**Data**
▽

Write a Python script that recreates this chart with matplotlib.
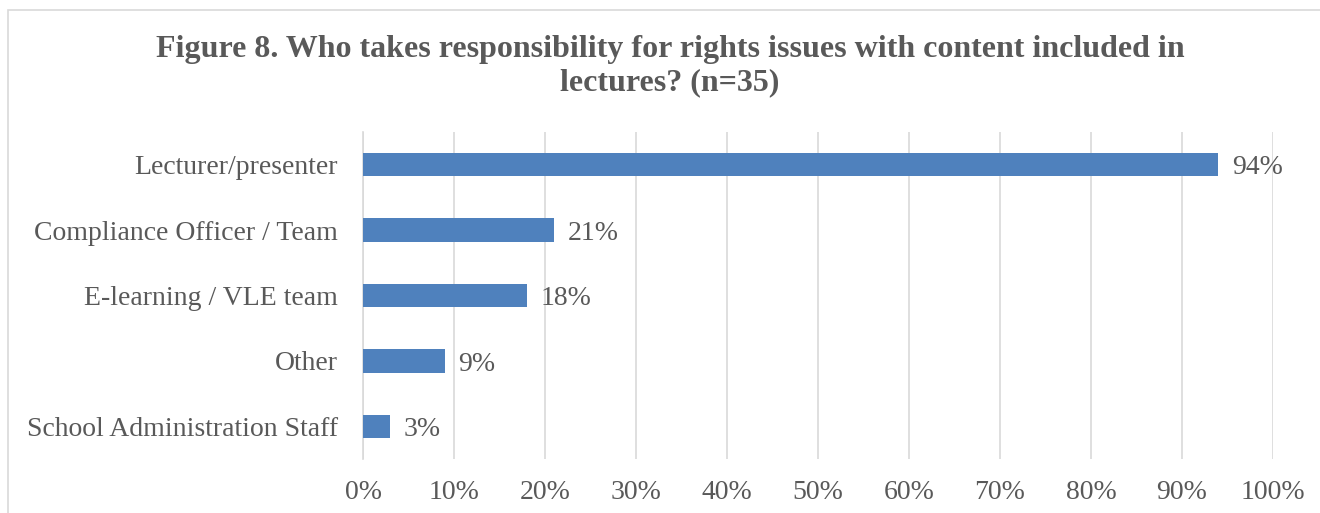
import matplotlib.pyplot as plt
from matplotlib.patches import Rectangle

CATEGORIES = [
    "Lecturer/presenter",
    "Compliance Officer / Team",
    "E-learning / VLE team",
    "Other",
    "School Administration Staff",
]
VALUES = [94, 21, 18, 9, 3]
X_TICKS = [0, 10, 20, 30, 40, 50, 60, 70, 80, 90, 100]

TITLE = "Figure 8. Who takes responsibility for rights issues with content included in\nlectures? (n=35)"

BAR_COLOR = "#4F81BD"
TEXT_COLOR = "#595959"
GRID_COLOR = "#D9D9D9"

plt.rcParams["font.family"] = ["Liberation Serif", "DejaVu Serif"]


def main():
    fig = plt.figure(figsize=(13.2, 5.13), dpi=100)

    # chart border (cropped at right and bottom like the source)
    fig.patches.append(Rectangle((8 / 1320, -0.1), 1.2, 1 - 10 / 513 + 0.1,
                                 transform=fig.transFigure, fill=False,
                                 edgecolor=GRID_COLOR, linewidth=1.2))

    ax = fig.add_axes([363 / 1320, 1 - 459 / 513, 910 / 1320, 327 / 513])

    y = list(range(len(CATEGORIES)))
    ax.barh(y, VALUES, height=0.36, color=BAR_COLOR, zorder=3)

    for yi, v in zip(y, VALUES):
        ax.text(v + 1.5, yi + 0.05, f"{v}%", va="center", ha="left",
                fontsize=20, color=TEXT_COLOR)

    ax.set_xlim(0, 100)
    ax.set_ylim(len(CATEGORIES) - 0.5, -0.5)
    ax.set_xticks(X_TICKS)
    ax.set_xticklabels([f"{t}%" for t in X_TICKS])
    ax.set_yticks(y)
    ax.set_yticklabels(CATEGORIES)

    ax.tick_params(axis="x", length=0, pad=15, labelsize=20, labelcolor=TEXT_COLOR)
    ax.tick_params(axis="y", length=0, pad=18, labelsize=20, labelcolor=TEXT_COLOR)

    ax.grid(True, axis="x", color=GRID_COLOR, linewidth=1.2, zorder=0)
    for side in ["top", "right", "bottom"]:
        ax.spines[side].set_visible(False)
    ax.spines["left"].set_color(GRID_COLOR)
    ax.spines["left"].set_linewidth(1.2)

    fig.text(670 / 1320, 1 - 66 / 513, TITLE, ha="center", va="center",
             fontsize=23, fontweight="bold", color=TEXT_COLOR, linespacing=1.2)

    fig.savefig("out.png", dpi=100)
    plt.close(fig)


if __name__ == "__main__":
    main()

△

**Written instruction**
Each line from the top of the material through the line containing "80, 90, 100]" should be reproduced exactly; please drop any images.

**Answer to this exercise**
Write a Python script that recreates this chart with matplotlib.
import matplotlib.pyplot as plt
from matplotlib.patches import Rectangle

CATEGORIES = [
    "Lecturer/presenter",
    "Compliance Officer / Team",
    "E-learning / VLE team",
    "Other",
    "School Administration Staff",
]
VALUES = [94, 21, 18, 9, 3]
X_TICKS = [0, 10, 20, 30, 40, 50, 60, 70, 80, 90, 100]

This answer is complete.